The Evolution of Anger

What makes Lee Sung Jin’s writing so incredible is his understanding of how anger mutates. In Season 1, the anger was outward. It was loud, chaotic, and physical. Danny and Amy destroyed each other’s property, hijacked lives, and screamed into the void.
In Season 2, the anger is inward. It’s a poisoned martini. The violence in this country club is rarely loud, but it is infinitely more insidious. It’s the violence of weaponized HR policies, of socially acceptable exclusion, of smiling at someone while you actively ruin their credit score.

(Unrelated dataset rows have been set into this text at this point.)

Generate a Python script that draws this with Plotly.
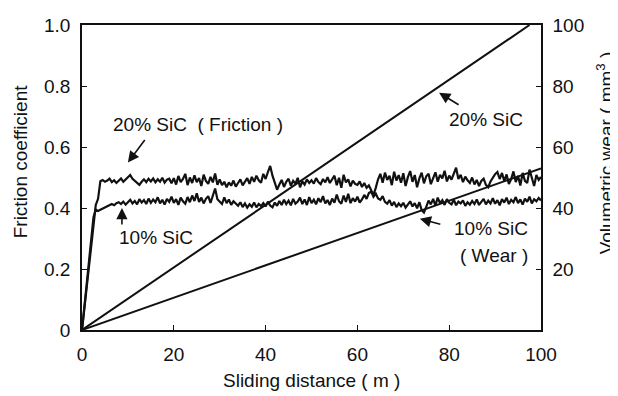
import numpy as np
import plotly.graph_objects as go

# ---------------- data ----------------
distance = np.arange(0, 100.5, 0.5)  # sliding distance (m), sampling positions

friction_20 = [
    0, 0.07, 0.14, 0.21, 0.28, 0.35, 0.41, 0.43, 0.488, 0.492,
    0.486, 0.490, 0.496, 0.485, 0.491, 0.482, 0.489, 0.497, 0.486, 0.493,
    0.498, 0.508, 0.496, 0.490, 0.483, 0.476, 0.486, 0.494, 0.485, 0.496,
    0.487, 0.497, 0.484, 0.494, 0.486, 0.499, 0.483, 0.493, 0.496, 0.481,
    0.498, 0.477, 0.505, 0.485, 0.495, 0.512, 0.475, 0.500, 0.482, 0.507,
    0.485, 0.498, 0.472, 0.509, 0.489, 0.479, 0.502, 0.484, 0.513, 0.476,
    0.494, 0.475, 0.486, 0.468, 0.484, 0.473, 0.490, 0.470, 0.482, 0.494,
    0.474, 0.487, 0.498, 0.479, 0.502, 0.486, 0.506, 0.491, 0.483, 0.512,
    0.495, 0.518, 0.538, 0.506, 0.480, 0.460, 0.477, 0.492, 0.469, 0.486,
    0.496, 0.473, 0.489, 0.480, 0.499, 0.468, 0.487, 0.477, 0.494, 0.482,
    0.491, 0.480, 0.498, 0.485, 0.478, 0.495, 0.484, 0.501, 0.482, 0.493,
    0.506, 0.475, 0.499, 0.466, 0.509, 0.484, 0.494, 0.471, 0.490, 0.479,
    0.476, 0.487, 0.469, 0.482, 0.466, 0.474, 0.460, 0.443, 0.466, 0.494,
    0.512, 0.483, 0.516, 0.492, 0.506, 0.475, 0.519, 0.490, 0.508, 0.483,
    0.514, 0.472, 0.501, 0.521, 0.486, 0.508, 0.468, 0.497, 0.516, 0.481,
    0.504, 0.512, 0.478, 0.496, 0.517, 0.486, 0.509, 0.497, 0.522, 0.487,
    0.506, 0.493, 0.513, 0.532, 0.495, 0.509, 0.485, 0.503, 0.491, 0.482,
    0.500, 0.477, 0.492, 0.472, 0.489, 0.496, 0.476, 0.468, 0.487, 0.500,
    0.511, 0.518, 0.495, 0.515, 0.488, 0.510, 0.479, 0.495, 0.520, 0.485,
    0.505, 0.474, 0.515, 0.489, 0.482, 0.526, 0.496, 0.472, 0.508, 0.492,
    0.502,
]

friction_10 = [
    0, 0.075, 0.15, 0.225, 0.30, 0.37, 0.395, 0.390, 0.394, 0.398,
    0.401, 0.404, 0.409, 0.413, 0.409, 0.416, 0.419, 0.413, 0.421, 0.411,
    0.419, 0.427, 0.415, 0.423, 0.412, 0.429, 0.418, 0.426, 0.413, 0.431,
    0.417, 0.428, 0.419, 0.435, 0.415, 0.427, 0.411, 0.430, 0.420, 0.437,
    0.417, 0.429, 0.410, 0.434, 0.422, 0.414, 0.436, 0.419, 0.441, 0.423,
    0.448, 0.420, 0.434, 0.415, 0.430, 0.439, 0.417, 0.443, 0.464, 0.429,
    0.422, 0.413, 0.435, 0.416, 0.428, 0.410, 0.422, 0.414, 0.407, 0.419,
    0.403, 0.415, 0.401, 0.412, 0.404, 0.418, 0.402, 0.413, 0.406, 0.416,
    0.405, 0.421, 0.408, 0.402, 0.418, 0.407, 0.423, 0.410, 0.427, 0.413,
    0.424, 0.409, 0.430, 0.414, 0.421, 0.434, 0.413, 0.428, 0.410, 0.436,
    0.416, 0.427, 0.412, 0.432, 0.419, 0.439, 0.415, 0.426, 0.410, 0.431,
    0.417, 0.444, 0.422, 0.414, 0.441, 0.420, 0.447, 0.416, 0.432, 0.421,
    0.437, 0.418, 0.428, 0.443, 0.430, 0.449, 0.454, 0.437, 0.447, 0.431,
    0.427, 0.439, 0.420, 0.414, 0.426, 0.408, 0.420, 0.403, 0.415, 0.406,
    0.417, 0.401, 0.413, 0.422, 0.405, 0.416, 0.399, 0.419, 0.393, 0.385,
    0.404, 0.424, 0.412, 0.430, 0.408, 0.434, 0.416, 0.426, 0.410, 0.429,
    0.417, 0.412, 0.427, 0.409, 0.421, 0.415, 0.425, 0.407, 0.419, 0.411,
    0.423, 0.413, 0.428, 0.410, 0.420, 0.430, 0.412, 0.424, 0.415, 0.432,
    0.414, 0.426, 0.409, 0.429, 0.418, 0.434, 0.413, 0.427, 0.419, 0.436,
    0.416, 0.428, 0.411, 0.431, 0.420, 0.437, 0.415, 0.429, 0.422, 0.433,
    0.425,
]

wear_distance_20 = [0, 97.5]
wear_20 = [0, 100]
wear_distance_10 = [0, 100]
wear_10 = [0, 53]

x_ticks = [0, 20, 40, 60, 80, 100]
y_ticks = [0, 0.2, 0.4, 0.6, 0.8, 1.0]
y_tick_labels = ["0", "0.2", "0.4", "0.6", "0.8", "1.0"]
y2_ticks = [20, 40, 60, 80, 100]

FONT = "Liberation Sans, Arial, Helvetica, sans-serif"
BLACK = "#111111"

fig = go.Figure()
line_style = dict(color=BLACK, width=2.2)
fig.add_trace(go.Scatter(x=distance, y=friction_20, mode="lines", line=line_style, yaxis="y"))
fig.add_trace(go.Scatter(x=distance, y=friction_10, mode="lines", line=line_style, yaxis="y"))
fig.add_trace(go.Scatter(x=wear_distance_20, y=wear_20, mode="lines", line=dict(color=BLACK, width=2), yaxis="y2"))
fig.add_trace(go.Scatter(x=wear_distance_10, y=wear_10, mode="lines", line=dict(color=BLACK, width=2), yaxis="y2"))

axis_common = dict(showgrid=False, zeroline=False, showline=True, linecolor=BLACK,
                   linewidth=1.5, ticks="inside", ticklen=5, tickwidth=1.2, tickcolor=BLACK,
                   ticklabeloverflow="allow",
                   tickfont=dict(family=FONT, size=19, color=BLACK))

# The page body has an 8px margin, so the figure is 8px smaller than the window.
fig.update_layout(
    width=610, height=388,
    margin=dict(l=74, r=77, t=7, b=66),
    paper_bgcolor="white", plot_bgcolor="white",
    showlegend=False,
    xaxis=dict(range=[0, 100], tickvals=x_ticks, mirror=True, ticklabelstandoff=6, **axis_common),
    yaxis=dict(range=[0, 1], tickvals=y_ticks, ticktext=y_tick_labels, mirror=True,
               ticklabelstandoff=6, **axis_common),
    yaxis2=dict(range=[0, 100], tickvals=y2_ticks, overlaying="y", side="right",
                ticklabelstandoff=6, **axis_common),
)

tfont = dict(family=FONT, size=19, color=BLACK)
ann = []
# axis titles
ann.append(dict(text="Friction coefficient", xref="paper", yref="paper", x=-0.135, y=0.55,
                textangle=-90, showarrow=False, font=tfont, xanchor="center", yanchor="middle"))
ann.append(dict(text="Volumetric wear ( mm<sup>3</sup> )", xref="paper", yref="paper", x=1.14, y=0.58,
                textangle=-90, showarrow=False, font=tfont, xanchor="center", yanchor="middle"))
ann.append(dict(text="Sliding distance ( m )", xref="paper", yref="paper", x=0.5, y=-0.165,
                showarrow=False, font=tfont, xanchor="center", yanchor="middle"))
# labels
labels = [
    ("20% SiC  ( Friction )", 25.3, 0.675),
    ("10% SiC", 16.1, 0.302),
    ("20% SiC", 88.0, 0.69),
    ("10% SiC", 89.1, 0.333),
    ("( Wear )", 89.8, 0.245),
]
for t, x, y in labels:
    ann.append(dict(text=t, x=x, y=y, xref="x", yref="y", showarrow=False, font=tfont,
                    xanchor="center", yanchor="middle"))
# arrows (head in data coords, tail offset in px)
arrows = [
    (10.0, 0.549, 18, -24),
    (8.7, 0.400, 0, 18),
    (77.8, 0.778, 21, 13),
    (73.6, 0.365, 22, 6),
]
for x, y, axp, ayp in arrows:
    ann.append(dict(text="", x=x, y=y, xref="x", yref="y", showarrow=True, ax=axp, ay=ayp,
                    arrowhead=2, arrowsize=1.4, arrowwidth=1.6, arrowcolor=BLACK, standoff=0))

fig.update_layout(annotations=ann)
fig.write_html("out.html")
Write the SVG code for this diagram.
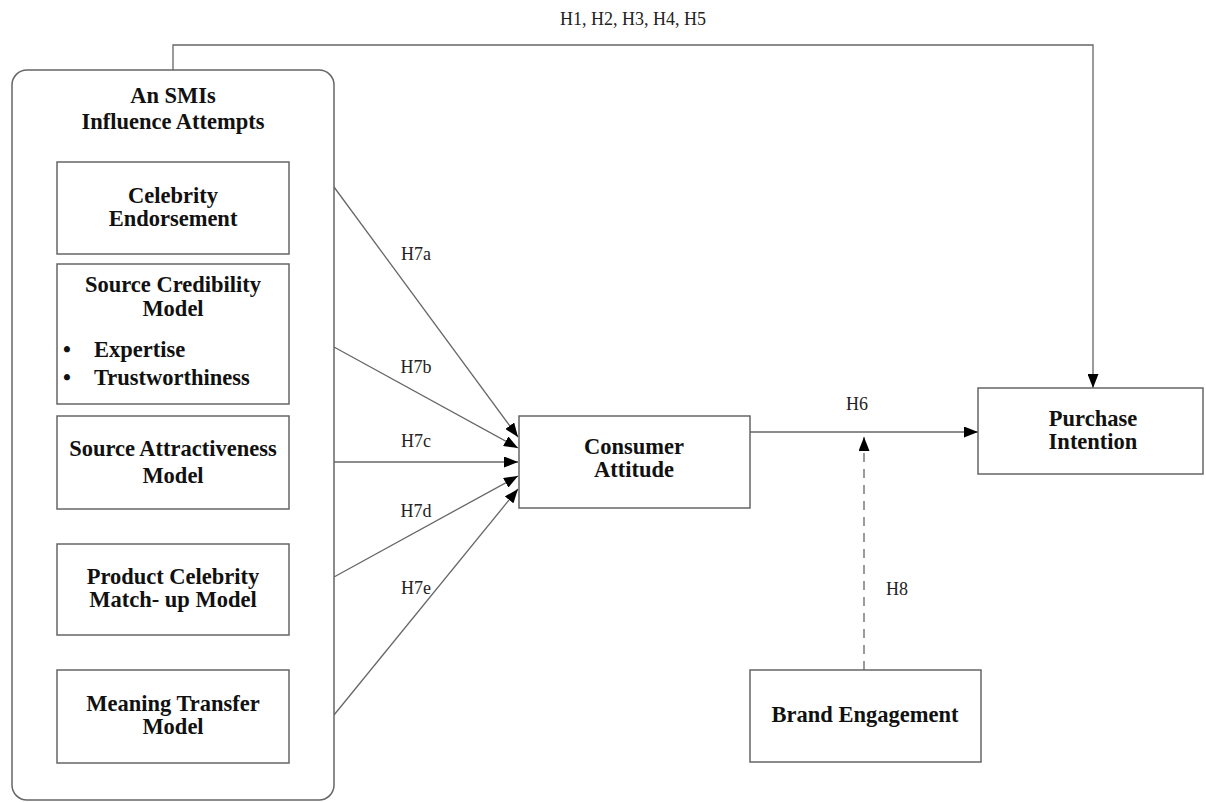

The show explores how small, seemingly rational decisions—made in the name of self-preservation—can snowball into monstrous acts.
“We’re not bad people, they are.” This line is muttered halfway through the season, and it perfectly encapsulates the thematic core of the show. Every single character justifies their horrific behavior by pointing at someone who is ostensibly worse. It’s a brilliant commentary on how modern society allows us to compartmentalize our own cruelty.
The Verdict
Does BEEF Season 2 hit the exact same emotional highs as Season 1? No. But it shouldn’t have to. Judging it against the specific flavor of the first season is a disservice to what it actually achieves.
This season is darker, meaner, and arguably more cynical. It demands a bit more patience in the first two episodes as it sets up the intricate web of relationships and power dynamics within the club. But once the trap is set and the first domino falls, it accelerates into a breathtaking, stomach-churning thriller that will make you rethink your own moral boundaries.
By the time you reach the final, chaotic hours—where the secrets are out, the facades have crumbled, and the metaphorical (and perhaps literal) blood is on the pristine golf greens—you realize that BEEF isn’t just a show about angry people. It’s a profound, darkly hilarious examination of the lengths we will go to in order to feel like we are in control of our own lives.
Grab a drink, cancel your weekend plans, and press play. Just don’t blame me if you never want to look at a country club the same way again.